If I define $Z$ as a discrete (countably infinite) random variable $\{1,2,3...\}$ that represents the number of turns before the game ends (inclusive of the last turn), $P(Z=z|X=x)=(1-x)x^{z-1}$.
The marginal probability mass function for $Z$ is: $p_Z(z)=\int_{0}^{1}P(Z=z|X=x)f_X(x)dx=\int_{0}^{1}(1-x)x^{z-1}dx$?
Is $E(Z|X=x) = \frac{1}{1-x}$, and hence $E(Z) = \int_{0}^{1}E(Z|X=x)f_X(x)dx=\int_{0}^{1}\frac{1}{1-x}dx$ which diverges?
How is $f_{X,Z}(x,z)$ defined, given that it is neither continuous nor discrete?

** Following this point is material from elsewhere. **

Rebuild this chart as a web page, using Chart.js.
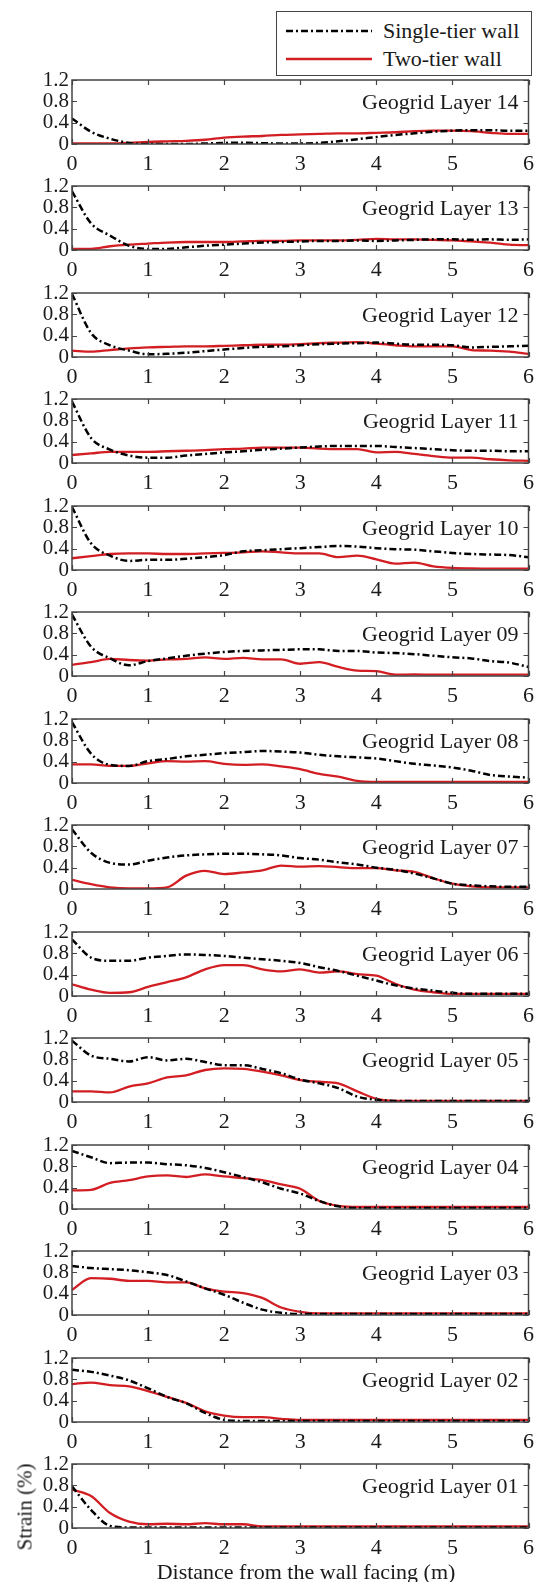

The joint distribution-mass distribution function of $\ X\ $ and $\ Z\ $ is given by $$ P\left(X\le x, Z=z\right) =\cases{ 0 & for $x<0 $ \\ \int_\limits{0}^x \left(1-y\right)y^{z-1}dy=\frac{x^z}{z}-\frac{x^{z+1}}{z+1} & for $0\le x<1 $\\ \frac{1}{z(z+1)} &for $1\le x $}\ ,$$ and their joint density-mass distribution function $\ f_{X,Z}\ $ (assuming that's what you meant by this expression) is obtained by differentiating this with respect to $\ x\ $: $$ f_{X,Z}\left(x,z\right)=\cases{ 0& for $x<0$\\ x^z-x^{z+1} & for $0\le x<1 $\\ 0 & for $1\le x $} $$
Calculating $\ E\left(Z\right)\ $ directly: $$\sum_\limits{z=1}^\infty zp_Z\left(z\right)=\sum_\limits{z=1}^\infty z\left( \frac{1}{z(z+1)}\right)=\sum_\limits{z=1}^\infty\frac{1}{z+1}$$ confirms your conclusion that it diverges (to $+\infty$).